▶ Problem to work on: Return the material word for word. Do not include the pictures.
────
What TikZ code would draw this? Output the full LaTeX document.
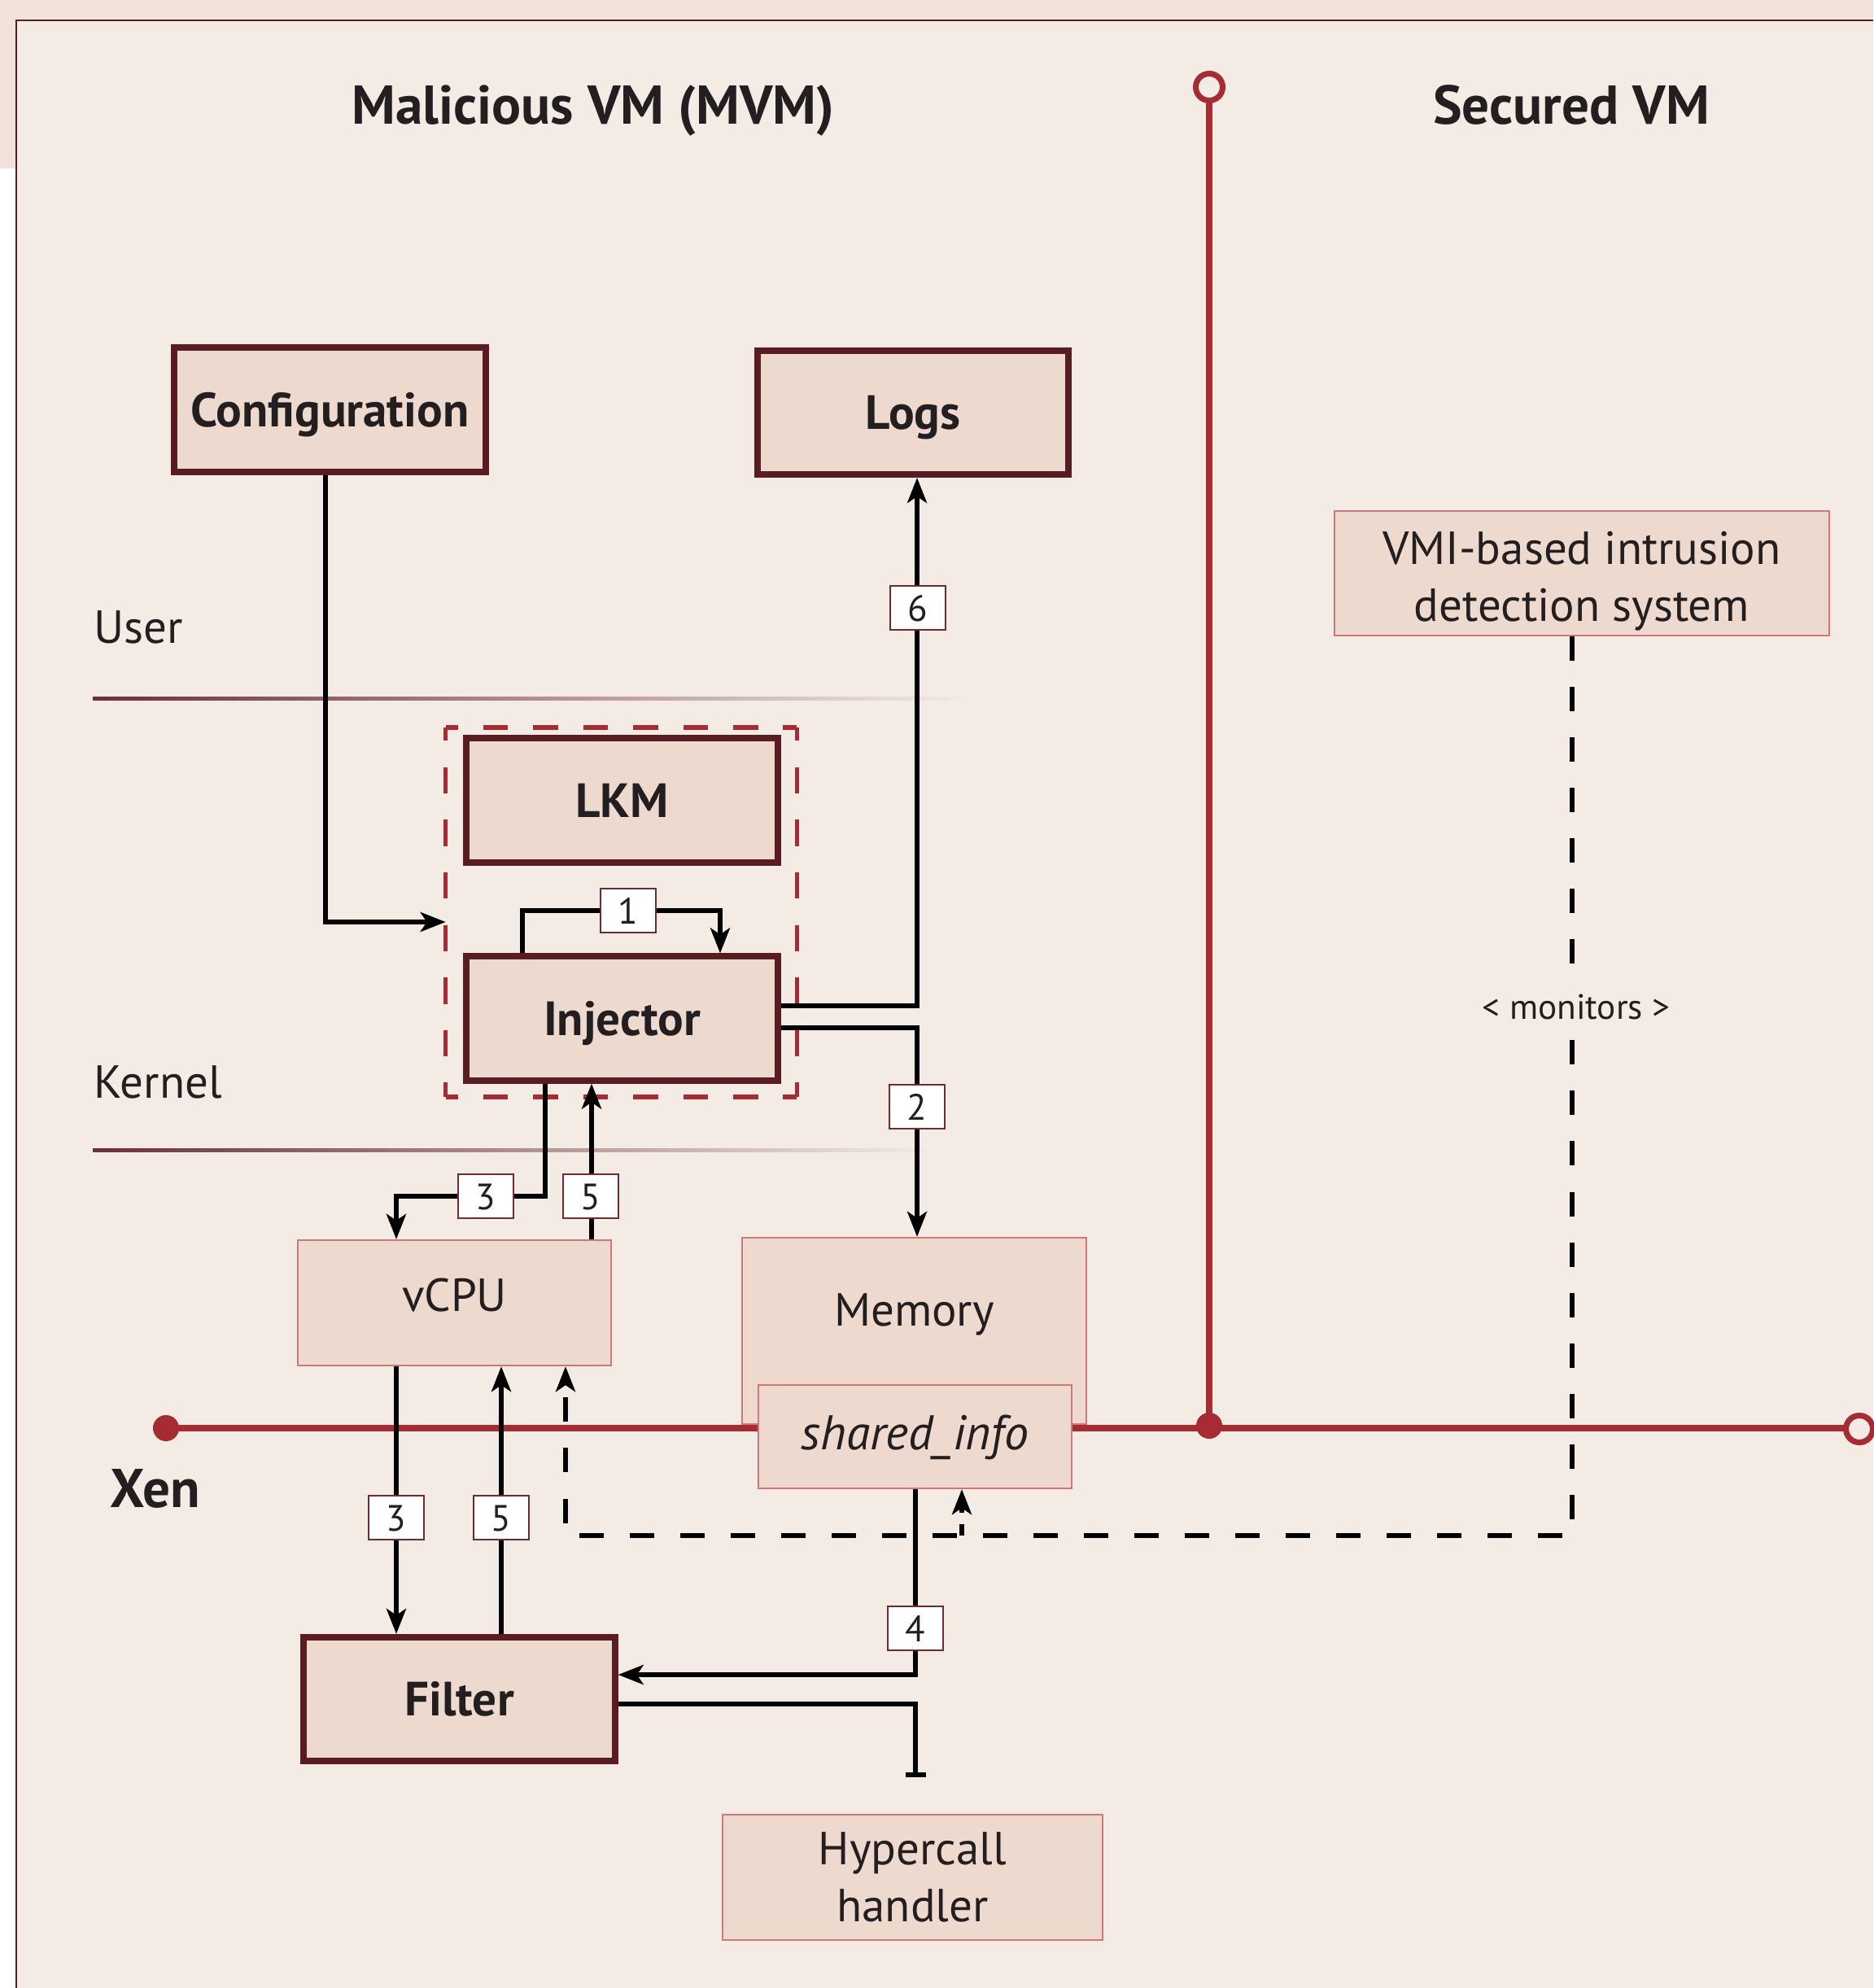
\documentclass[tikz,border=0pt]{standalone}
\usepackage{fontspec}
\setmainfont{PT Sans}
\usetikzlibrary{arrows.meta,calc}
\definecolor{bg}{HTML}{F4EBE4}
\definecolor{topstrip}{HTML}{F1E3DB}
\definecolor{boxfill}{HTML}{EDD9CE}
\definecolor{darkb}{HTML}{5A1C23}
\definecolor{xenred}{HTML}{A62B33}
\definecolor{thinb}{HTML}{CF777A}
\definecolor{lblb}{HTML}{6E2C32}
\definecolor{ink}{HTML}{231F20}
\begin{document}
\begin{tikzpicture}[x=0.01cm,y=-0.01cm,
  bigbox/.style={draw=darkb, line width=2.28pt, fill=boxfill, minimum width=3.82cm, minimum height=1.52cm, inner sep=0pt, text=ink, font=\fontsize{16.8pt}{20pt}\selectfont\bfseries, text height=0.41cm, text depth=0pt},
  thinbox/.style={draw=thinb, line width=0.6pt, fill=boxfill, inner sep=0pt, text=ink, font=\fontsize{16.2pt}{19.8pt}\selectfont},
  lbl/.style={draw=lblb, line width=0.75pt, fill=white, minimum width=0.68cm, minimum height=0.54cm, inner sep=0pt, text=ink, font=\fontsize{12.8pt}{14pt}\selectfont, text height=0.32cm, text depth=0pt},
  conn/.style={line width=1.6pt, draw=black},
  tip/.style={-{Stealth[length=0.31cm,width=0.24cm,inset=0.08cm]}},
  arr/.style={conn, tip},
  dsh/.style={line width=1.6pt, draw=black, dash pattern=on 0.30cm off 0.32cm},
  grpdash/.style={draw=xenred, line width=1.6pt},
  redl/.style={draw=xenred, line width=2.28pt},
  ttl/.style={font=\fontsize{19.1pt}{23pt}\selectfont\bfseries, text=ink, inner sep=0pt},
  side/.style={font=\fontsize{16.2pt}{19.8pt}\selectfont, text=ink, inner sep=0pt},
]
\useasboundingbox (0,0) rectangle (2302,2443);
% background
\fill[bg] (0,0) rectangle (2302,2443);
\fill[topstrip] (0,0) rectangle (2302,25);
\fill[topstrip] (0,0) rectangle (19,207);
\fill[white] (0,207) rectangle (19,2443);
\draw[darkb, line width=0.8pt] (20,2443) -- (20,25) -- (2302,25);

% titles and side labels
\node[ttl, anchor=base] (t1) at (729,153) {Malicious VM (MVM)};
\node[ttl, anchor=base] (t2) at (1931,153) {Secured VM};
\node[side, anchor=base west] (user) at (115,790) {User};
\node[side, anchor=base west] (kernel) at (115,1349) {Kernel};
\node[ttl, anchor=base west] (xen) at (135,1852) {Xen};

% separators
\shade[left color=darkb!90!bg, right color=bg] (114,856) rectangle (1190,860);
\shade[left color=darkb!90!bg, right color=bg] (114,1411) rectangle (1150,1415);

% Xen / VM separation lines
\draw[redl] (204,1755) -- (2268,1755);
\draw[redl] (1486,124) -- (1486,1755);
\fill[xenred] (204,1755) circle (0.16cm);
\fill[xenred] (1486,1752) circle (0.16cm);
\draw[xenred, line width=2pt, fill=bg] (1486,107) circle (0.165cm);
\draw[xenred, line width=2pt, fill=bg] (2285,1756) circle (0.165cm);

% boxes
\node[bigbox] (config) at (405.5,503.5) {Configuration};
\node[bigbox] (logs) at (1122,507) {Logs};
\node[minimum width=4.30cm, minimum height=4.52cm, inner sep=0pt] (grp) at (763.5,1121) {};
\draw[grpdash, dash pattern=on 0.307cm off 0.307cm, dash phase=0.1535cm] (grp.north west) -- (grp.north east);
\draw[grpdash, dash pattern=on 0.307cm off 0.307cm, dash phase=0.1535cm] (grp.south west) -- (grp.south east);
\draw[grpdash, dash pattern=on 0.323cm off 0.323cm, dash phase=0.1615cm] (grp.north west) -- (grp.south west);
\draw[grpdash, dash pattern=on 0.323cm off 0.323cm, dash phase=0.1615cm] (grp.north east) -- (grp.south east);
\node[bigbox] (lkm) at (764.5,983.5) {LKM};
\node[bigbox] (inj) at (764.5,1251.5) {Injector};
\node[bigbox] (filter) at (564.5,2088) {Filter};

\node[thinbox, minimum width=3.85cm, minimum height=1.54cm, text height=0.40cm, text depth=0.20cm] (vcpu) at (558.5,1601) {vCPU};
\node[thinbox, minimum width=4.23cm, minimum height=2.29cm, text height=0.40cm, text depth=0.53cm] (mem) at (1123.5,1635.5) {Memory};
\node[thinbox, minimum width=3.85cm, minimum height=1.27cm, font=\fontsize{17pt}{20pt}\selectfont\itshape, text height=0.44cm, text depth=0.12cm] (shared) at (1124.5,1765.5) {shared\_info};
\node[thinbox, minimum width=6.08cm, minimum height=1.53cm, align=center] (vmi) at (1944,704.5) {\rule{0pt}{0.6cm}VMI-based intrusion\\detection system};
\node[thinbox, minimum width=4.67cm, minimum height=1.54cm, align=center] (hyp) at (1121.5,2307) {Hypercall\\handler};

% connectors
\draw[arr] ([xshift=-0.055cm]config.south) |- (grp.west |- 0,1133);
\draw[arr] (inj.north -| 642,0) |- (885,1119) -- (inj.north -| 885,0);
\draw[arr] (inj.east |- 0,1236) -| (logs.south -| 1127,0);
\draw[arr] (inj.east |- 0,1263) -| (mem.north -| 1127,0);
\draw[arr] (inj.south -| 670,0) |- (487,1470) -- (vcpu.north -| 487,0);
\draw[arr] (vcpu.north -| 727,0) -- (inj.south -| 727,0);
\draw[arr] (vcpu.south -| 487,0) -- (filter.north -| 487,0);
\draw[arr] (filter.north -| 616,0) -- (vcpu.south -| 616,0);
\draw[arr] (shared.south -| 1125,0) |- (filter.east |- 0,2058);
\coordinate (hcend) at (1125,2184);
\draw[conn, -{Bar[width=0.25cm,line width=1.6pt]}] (filter.east |- 0,2094) -| (hcend);

% monitoring (dashed)
\draw[dsh, tip] (vmi.south -| 1932,0) |- (695,1887) -- (vcpu.south -| 695,0);
\draw[line width=1.6pt, draw=black, dash pattern=on 0.14cm off 0.14cm, tip] (1182,1887) -- (shared.south -| 1182,0);
\node[fill=bg, inner sep=0.12cm, font=\fontsize{12.3pt}{15pt}\selectfont, text=ink] (mon) at (1937,1237) {< monitors >};

% step labels
\node[lbl] (n1) at (772,1119) {1};
\node[lbl] (n6) at (1128,747) {6};
\node[lbl] (n2) at (1127,1360) {2};
\node[lbl] (n3a) at (597,1470) {3};
\node[lbl] (n5a) at (726,1470) {5};
\node[lbl] (n3b) at (487,1865) {3};
\node[lbl] (n5b) at (616,1865) {5};
\node[lbl] (n4) at (1125,2001) {4};
\end{tikzpicture}
\end{document}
────
▶ Output of the exercise:
What TikZ code would draw this? Output the full LaTeX document.
\documentclass[tikz,border=0pt]{standalone}
\usepackage{fontspec}
\setmainfont{PT Sans}
\usetikzlibrary{arrows.meta,calc}
\definecolor{bg}{HTML}{F4EBE4}
\definecolor{topstrip}{HTML}{F1E3DB}
\definecolor{boxfill}{HTML}{EDD9CE}
\definecolor{darkb}{HTML}{5A1C23}
\definecolor{xenred}{HTML}{A62B33}
\definecolor{thinb}{HTML}{CF777A}
\definecolor{lblb}{HTML}{6E2C32}
\definecolor{ink}{HTML}{231F20}
\begin{document}
\begin{tikzpicture}[x=0.01cm,y=-0.01cm,
  bigbox/.style={draw=darkb, line width=2.28pt, fill=boxfill, minimum width=3.82cm, minimum height=1.52cm, inner sep=0pt, text=ink, font=\fontsize{16.8pt}{20pt}\selectfont\bfseries, text height=0.41cm, text depth=0pt},
  thinbox/.style={draw=thinb, line width=0.6pt, fill=boxfill, inner sep=0pt, text=ink, font=\fontsize{16.2pt}{19.8pt}\selectfont},
  lbl/.style={draw=lblb, line width=0.75pt, fill=white, minimum width=0.68cm, minimum height=0.54cm, inner sep=0pt, text=ink, font=\fontsize{12.8pt}{14pt}\selectfont, text height=0.32cm, text depth=0pt},
  conn/.style={line width=1.6pt, draw=black},
  tip/.style={-{Stealth[length=0.31cm,width=0.24cm,inset=0.08cm]}},
  arr/.style={conn, tip},
  dsh/.style={line width=1.6pt, draw=black, dash pattern=on 0.30cm off 0.32cm},
  grpdash/.style={draw=xenred, line width=1.6pt},
  redl/.style={draw=xenred, line width=2.28pt},
  ttl/.style={font=\fontsize{19.1pt}{23pt}\selectfont\bfseries, text=ink, inner sep=0pt},
  side/.style={font=\fontsize{16.2pt}{19.8pt}\selectfont, text=ink, inner sep=0pt},
]
\useasboundingbox (0,0) rectangle (2302,2443);
% background
\fill[bg] (0,0) rectangle (2302,2443);
\fill[topstrip] (0,0) rectangle (2302,25);
\fill[topstrip] (0,0) rectangle (19,207);
\fill[white] (0,207) rectangle (19,2443);
\draw[darkb, line width=0.8pt] (20,2443) -- (20,25) -- (2302,25);

% titles and side labels
\node[ttl, anchor=base] (t1) at (729,153) {Malicious VM (MVM)};
\node[ttl, anchor=base] (t2) at (1931,153) {Secured VM};
\node[side, anchor=base west] (user) at (115,790) {User};
\node[side, anchor=base west] (kernel) at (115,1349) {Kernel};
\node[ttl, anchor=base west] (xen) at (135,1852) {Xen};

% separators
\shade[left color=darkb!90!bg, right color=bg] (114,856) rectangle (1190,860);
\shade[left color=darkb!90!bg, right color=bg] (114,1411) rectangle (1150,1415);

% Xen / VM separation lines
\draw[redl] (204,1755) -- (2268,1755);
\draw[redl] (1486,124) -- (1486,1755);
\fill[xenred] (204,1755) circle (0.16cm);
\fill[xenred] (1486,1752) circle (0.16cm);
\draw[xenred, line width=2pt, fill=bg] (1486,107) circle (0.165cm);
\draw[xenred, line width=2pt, fill=bg] (2285,1756) circle (0.165cm);

% boxes
\node[bigbox] (config) at (405.5,503.5) {Configuration};
\node[bigbox] (logs) at (1122,507) {Logs};
\node[minimum width=4.30cm, minimum height=4.52cm, inner sep=0pt] (grp) at (763.5,1121) {};
\draw[grpdash, dash pattern=on 0.307cm off 0.307cm, dash phase=0.1535cm] (grp.north west) -- (grp.north east);
\draw[grpdash, dash pattern=on 0.307cm off 0.307cm, dash phase=0.1535cm] (grp.south west) -- (grp.south east);
\draw[grpdash, dash pattern=on 0.323cm off 0.323cm, dash phase=0.1615cm] (grp.north west) -- (grp.south west);
\draw[grpdash, dash pattern=on 0.323cm off 0.323cm, dash phase=0.1615cm] (grp.north east) -- (grp.south east);
\node[bigbox] (lkm) at (764.5,983.5) {LKM};
\node[bigbox] (inj) at (764.5,1251.5) {Injector};
\node[bigbox] (filter) at (564.5,2088) {Filter};

\node[thinbox, minimum width=3.85cm, minimum height=1.54cm, text height=0.40cm, text depth=0.20cm] (vcpu) at (558.5,1601) {vCPU};
\node[thinbox, minimum width=4.23cm, minimum height=2.29cm, text height=0.40cm, text depth=0.53cm] (mem) at (1123.5,1635.5) {Memory};
\node[thinbox, minimum width=3.85cm, minimum height=1.27cm, font=\fontsize{17pt}{20pt}\selectfont\itshape, text height=0.44cm, text depth=0.12cm] (shared) at (1124.5,1765.5) {shared\_info};
\node[thinbox, minimum width=6.08cm, minimum height=1.53cm, align=center] (vmi) at (1944,704.5) {\rule{0pt}{0.6cm}VMI-based intrusion\\detection system};
\node[thinbox, minimum width=4.67cm, minimum height=1.54cm, align=center] (hyp) at (1121.5,2307) {Hypercall\\handler};

% connectors
\draw[arr] ([xshift=-0.055cm]config.south) |- (grp.west |- 0,1133);
\draw[arr] (inj.north -| 642,0) |- (885,1119) -- (inj.north -| 885,0);
\draw[arr] (inj.east |- 0,1236) -| (logs.south -| 1127,0);
\draw[arr] (inj.east |- 0,1263) -| (mem.north -| 1127,0);
\draw[arr] (inj.south -| 670,0) |- (487,1470) -- (vcpu.north -| 487,0);
\draw[arr] (vcpu.north -| 727,0) -- (inj.south -| 727,0);
\draw[arr] (vcpu.south -| 487,0) -- (filter.north -| 487,0);
\draw[arr] (filter.north -| 616,0) -- (vcpu.south -| 616,0);
\draw[arr] (shared.south -| 1125,0) |- (filter.east |- 0,2058);
\coordinate (hcend) at (1125,2184);
\draw[conn, -{Bar[width=0.25cm,line width=1.6pt]}] (filter.east |- 0,2094) -| (hcend);

% monitoring (dashed)
\draw[dsh, tip] (vmi.south -| 1932,0) |- (695,1887) -- (vcpu.south -| 695,0);
\draw[line width=1.6pt, draw=black, dash pattern=on 0.14cm off 0.14cm, tip] (1182,1887) -- (shared.south -| 1182,0);
\node[fill=bg, inner sep=0.12cm, font=\fontsize{12.3pt}{15pt}\selectfont, text=ink] (mon) at (1937,1237) {< monitors >};

% step labels
\node[lbl] (n1) at (772,1119) {1};
\node[lbl] (n6) at (1128,747) {6};
\node[lbl] (n2) at (1127,1360) {2};
\node[lbl] (n3a) at (597,1470) {3};
\node[lbl] (n5a) at (726,1470) {5};
\node[lbl] (n3b) at (487,1865) {3};
\node[lbl] (n5b) at (616,1865) {5};
\node[lbl] (n4) at (1125,2001) {4};
\end{tikzpicture}
\end{document}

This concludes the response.